Monday, February 29, 2016

Trade deadline winners and losers

After months of speculation, weeks of rumours, and hours of… well, not all that much, really, the NHL trade deadline has passed.

By law, that means everyone must now immediately declare winners and losers.

Usually, we slap those labels on the teams themselves. But with so few of them actually wading into the action, we may need to dive a little deeper. So here are a dozen other winners and losers in the immediate aftermath of what turned out to be a remarkably quite deadline.

Winner: The Blackhawks’ GM tree

We sometimes hear about coaching trees in various sports – the group of coaches who can trace their career paths back to a common start with a specific team or staff. The coaches take a back seat on deadline day, but the GMs are front and centre, and it was hard to ignore how many of them had connections to one team.

Chicago’s Stan Bowman was deadline week’s biggest player, landing one of the biggest names available when he pried Andrew Ladd out of Winnipeg. The GM on the other side of that deal: Winnipeg’s Kevin Cheveldayoff, who’d been Bowman’s assistant for the Blackhawks’ first Cup win. Bowman then turned to another former assistant, this time Marc Bergevin in Montreal, to pick up Dale Weise and Tomas Fleischmann.
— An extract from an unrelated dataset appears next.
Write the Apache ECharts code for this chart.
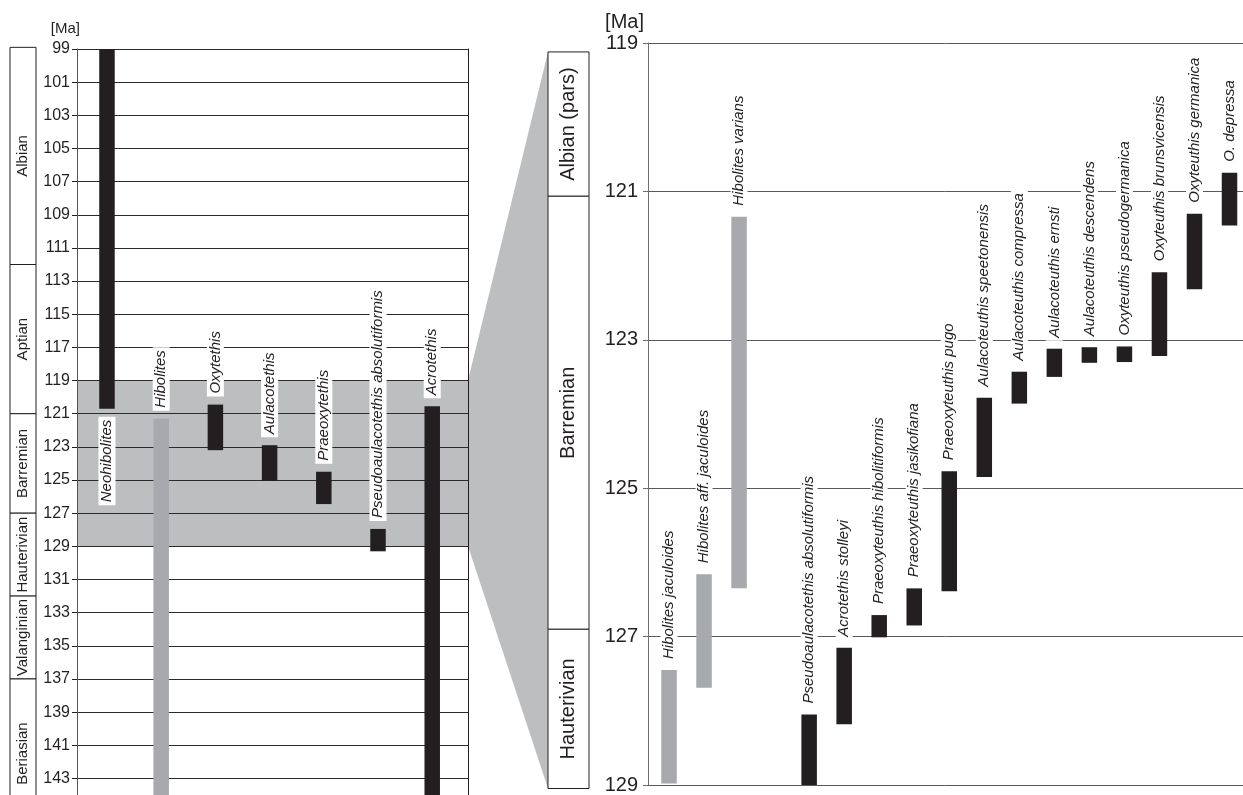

Meanwhile, the only GM giving Bowman a run for his money on the buyer’s market was Dale Tallon of the Florida Panthers. Tallon, of course, built much of the Hawks’ Cup-winning core before making way for Bowman in 2009, and he spent the past few days trying to put together another contender in Florida.

We don’t know exactly what’s in the Blackhawks’ orientation handbook for new front office employees, but it’s safe to assume that “play it safe” doesn’t show up anywhere.

Loser: Jonathan Drouin… and maybe Steve Yzerman too?

Drouin’s the easy call here. He walked away from the Lightning organization in the hopes of forcing a trade, and he didn’t get one. Now he’ll have to wait for the off-season, and unless he comes back, it will cost him a year of free agent eligibility. He can’t be happy right now.

Yzerman and the Lightning may also end up looking back on the day as a missed opportunity. This is a team with a legitimate shot at the Stanley Cup – maybe their last shot of the Steven Stamkos era. They didn’t ask Drouin to walk away, but once he did, it gave them a trade chip that you’d think could bring in some serious reinforcements. Instead, nothing.

Was that a mistake? We can’t say without knowing what was on the table. Maybe the Lightning win it all anyway. And maybe they get a much better haul in June than was available in February. But Yzerman, who managed to take a tough situation with Martin St. Louis and turn it into a great deal, couldn’t make it happen here. He may regret it.